Talk Talk Talk Talk Talk Myself to Death: Quick Hits

Sunday, April 20, 2008

Quick Hits

So, did everybody make it out to a local record store yesterday? No, Best Buy doesn't count. I stopped by Reckless Records on Milwaukee in Wicker Park (yes, I recognize the irony in linking to the Reckless Web site while talking up the importance of bricks-and-mortar record stores). I picked up used copies of The Name of This Band Is Talking Heads, a collection of Talking Heads extended remixes, and the second Keane album. The Name of This Band . . . is special to me for a couple of reasons, but one of them is that when I was an exchange student in Japan, a few friends and I trekked up to Osaka for a Heads show (or just a trip to Osaka, as the case may be).
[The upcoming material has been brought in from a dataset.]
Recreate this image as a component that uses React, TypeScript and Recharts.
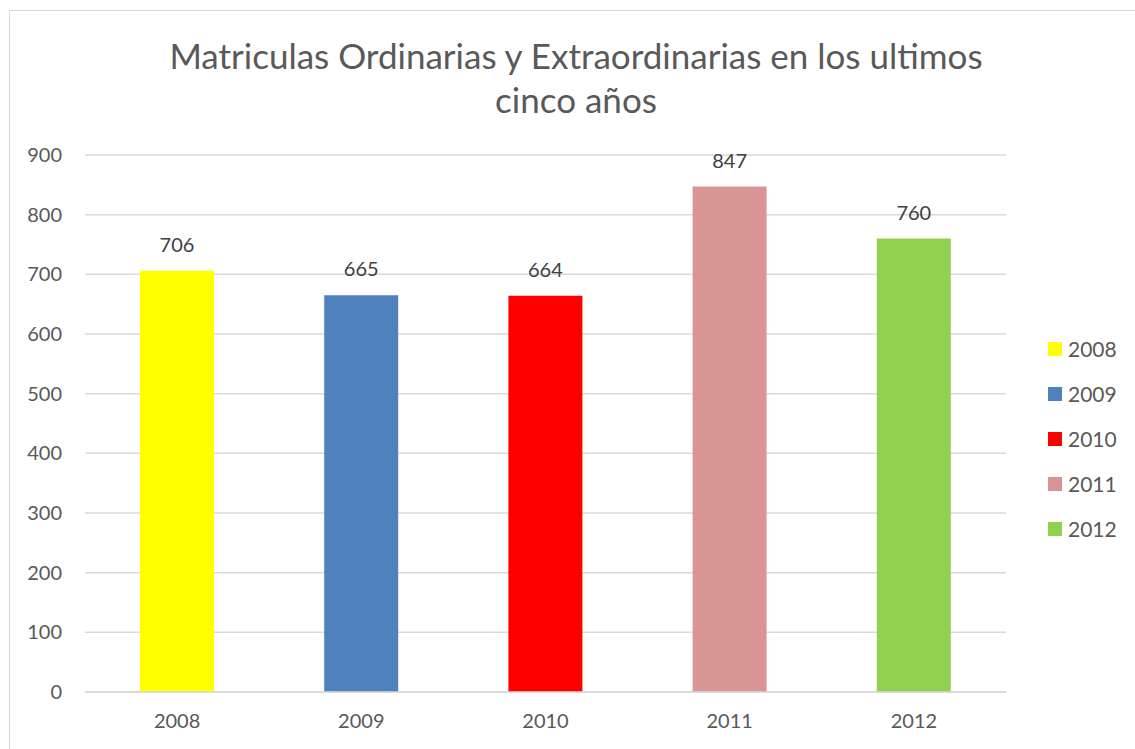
import { BarChart, Bar, Cell, XAxis, YAxis, CartesianGrid, LabelList } from "recharts";

const YEARS = ["2008", "2009", "2010", "2011", "2012"];
const ENROLLMENTS = [706, 665, 664, 847, 760];
const COLORS = ["#FFFF00", "#4F81BD", "#FF0000", "#D99594", "#92D050"];
const Y_TICKS = [0, 100, 200, 300, 400, 500, 600, 700, 800, 900];

const data = YEARS.map((year, i) => ({ year, value: ENROLLMENTS[i] }));

const FONT = "Lato, 'Open Sans', sans-serif";
const TEXT = "#595959";

function YearLegend() {
  return (
    <div style={{ display: "flex", flexDirection: "column", gap: 18 }}>
      {YEARS.map((year, i) => (
        <div key={year} style={{ display: "flex", alignItems: "center", height: 27 }}>
          <span style={{ width: 14, height: 14, background: COLORS[i], marginRight: 6 }} />
          <span style={{ fontFamily: FONT, fontSize: 21, color: TEXT }}>{year}</span>
        </div>
      ))}
    </div>
  );
}

export default function App() {
  return (
    <div style={{ position: "fixed", left: 0, top: 0, width: 1135, height: 749, background: "#fff", overflow: "hidden" }}>
      <div
        style={{
          position: "absolute",
          left: 9,
          top: 10,
          width: 1200,
          height: 800,
          border: "1px solid #d9d9d9",
        }}
      />
      <div
        style={{
          position: "absolute",
          left: 0,
          width: 1152,
          top: 33,
          textAlign: "center",
          fontFamily: FONT,
          fontSize: 35,
          lineHeight: "44px",
          color: TEXT,
        }}
      >
        Matriculas Ordinarias y Extraordinarias en los ultimos
        <br />
        cinco años
      </div>
      <div style={{ position: "absolute", left: 0, top: 0 }}>
        <BarChart width={1135} height={749} data={data} margin={{ top: 155, right: 129, bottom: 27, left: 0 }}>
          <CartesianGrid vertical={false} stroke="#d9d9d9" strokeWidth={1.5} />
          <XAxis
            dataKey="year"
            stroke="#d9d9d9"
            strokeWidth={1.5}
            tickLine={false}
            tickSize={0}
            tickMargin={22}
            height={30}
            tick={{ fill: TEXT, fontFamily: FONT, fontSize: 20 }}
          />
          <YAxis
            domain={[0, 900]}
            ticks={Y_TICKS}
            width={85}
            axisLine={false}
            tickLine={false}
            tickSize={0}
            tickMargin={23}
            tick={{ fill: TEXT, fontFamily: FONT, fontSize: 20 }}
          />
          <Bar dataKey="value" barSize={74} isAnimationActive={false}>
            {data.map((d, i) => (
              <Cell key={d.year} fill={COLORS[i]} />
            ))}
            <LabelList dataKey="value" position="top" offset={19} fill="#404040" fontFamily={FONT} fontSize={20} />
          </Bar>
        </BarChart>
      </div>
      <div style={{ position: "absolute", left: 1048, top: 335 }}>
        <YearLegend />
      </div>
    </div>
  );
}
As it turned out, it was jut a few days after the Tokyo show that was captured for posterity on this album. If you got anything at a record store yesterday, tell us about it in comments.
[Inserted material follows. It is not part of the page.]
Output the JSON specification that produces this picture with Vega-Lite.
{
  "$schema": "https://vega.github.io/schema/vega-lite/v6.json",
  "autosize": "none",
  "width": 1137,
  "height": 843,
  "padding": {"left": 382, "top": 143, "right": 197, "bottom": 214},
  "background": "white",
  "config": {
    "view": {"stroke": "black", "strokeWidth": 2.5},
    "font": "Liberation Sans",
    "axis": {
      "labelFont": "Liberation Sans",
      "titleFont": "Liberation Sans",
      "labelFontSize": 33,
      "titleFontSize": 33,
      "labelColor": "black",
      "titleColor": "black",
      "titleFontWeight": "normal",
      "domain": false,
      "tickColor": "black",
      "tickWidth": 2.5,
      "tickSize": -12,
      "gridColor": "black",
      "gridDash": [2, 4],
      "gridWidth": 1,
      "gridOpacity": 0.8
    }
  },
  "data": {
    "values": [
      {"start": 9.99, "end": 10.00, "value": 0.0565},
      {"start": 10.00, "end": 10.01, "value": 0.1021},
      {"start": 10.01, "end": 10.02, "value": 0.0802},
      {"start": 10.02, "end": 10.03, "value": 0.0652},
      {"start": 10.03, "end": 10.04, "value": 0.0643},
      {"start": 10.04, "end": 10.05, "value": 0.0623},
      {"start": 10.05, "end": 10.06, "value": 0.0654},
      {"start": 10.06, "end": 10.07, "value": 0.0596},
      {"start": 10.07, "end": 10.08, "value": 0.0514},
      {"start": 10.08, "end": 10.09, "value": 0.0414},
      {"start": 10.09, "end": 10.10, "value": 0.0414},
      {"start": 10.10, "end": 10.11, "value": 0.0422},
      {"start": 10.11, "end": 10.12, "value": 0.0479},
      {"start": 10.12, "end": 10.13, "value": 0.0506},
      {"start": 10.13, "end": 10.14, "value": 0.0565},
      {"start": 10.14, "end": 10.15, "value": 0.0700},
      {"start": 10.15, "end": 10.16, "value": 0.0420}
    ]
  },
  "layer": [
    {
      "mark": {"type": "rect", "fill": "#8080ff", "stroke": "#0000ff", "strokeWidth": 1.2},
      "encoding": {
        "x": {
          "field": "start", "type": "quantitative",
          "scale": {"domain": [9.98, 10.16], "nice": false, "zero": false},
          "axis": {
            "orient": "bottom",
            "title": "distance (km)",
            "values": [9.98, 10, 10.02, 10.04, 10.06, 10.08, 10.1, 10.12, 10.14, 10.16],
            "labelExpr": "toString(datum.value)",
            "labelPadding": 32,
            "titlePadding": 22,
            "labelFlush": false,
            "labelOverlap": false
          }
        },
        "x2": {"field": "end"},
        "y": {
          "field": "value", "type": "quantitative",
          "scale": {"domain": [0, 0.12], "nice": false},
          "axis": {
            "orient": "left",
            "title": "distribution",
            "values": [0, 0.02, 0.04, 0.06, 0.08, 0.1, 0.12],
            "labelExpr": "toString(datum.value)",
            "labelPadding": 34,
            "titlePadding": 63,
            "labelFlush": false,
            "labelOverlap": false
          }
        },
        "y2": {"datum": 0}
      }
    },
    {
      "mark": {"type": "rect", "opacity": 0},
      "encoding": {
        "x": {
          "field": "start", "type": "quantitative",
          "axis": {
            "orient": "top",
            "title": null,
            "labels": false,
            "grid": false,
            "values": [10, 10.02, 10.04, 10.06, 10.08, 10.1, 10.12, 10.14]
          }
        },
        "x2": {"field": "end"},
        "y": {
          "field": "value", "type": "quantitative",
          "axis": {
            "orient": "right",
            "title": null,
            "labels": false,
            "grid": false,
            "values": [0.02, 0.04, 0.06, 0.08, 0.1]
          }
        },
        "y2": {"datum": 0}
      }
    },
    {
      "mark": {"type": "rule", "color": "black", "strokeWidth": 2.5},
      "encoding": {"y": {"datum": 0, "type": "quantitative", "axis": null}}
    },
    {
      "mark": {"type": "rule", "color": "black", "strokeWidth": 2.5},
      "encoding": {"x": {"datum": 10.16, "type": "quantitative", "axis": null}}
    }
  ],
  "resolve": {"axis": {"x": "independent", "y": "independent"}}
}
There've been a couple of interesting profiles in The New York Times lately that I haven't had time to link to. This one on Joe Simon, creator (or co-creator, as the case may be) of Captain America is a prelude to his appearance at the New York Comic Con this weekend. Simon offers opinions on the new Captain America ("The new costume, with the pistol and knife, and the old shield design going down to his privates, that's not Captain America") and the recent Siegel copyright case ("That's great, Jerry Siegel started it . . . We always felt 'we wuz robbed'"), and he shows the "Last Supper" painting he created when he heard of plans for Cap's death. The article also includes an odd, unexplained cameo appearance by Todd McFarlane.

The other intriguing piece is last Monday's profile or Professor Irwin Corey, who seems to have barely slowed down in his age. I hadn't realized quite how radical he has been throughout his career. He cowrote a musical about a union organizer and was blacklisted from network TV. He claims he was even too left-wing for the Communists: "When I tried to join the Communist Party, they called me an anarchist." And, oh yeah, there's video of him performing, too.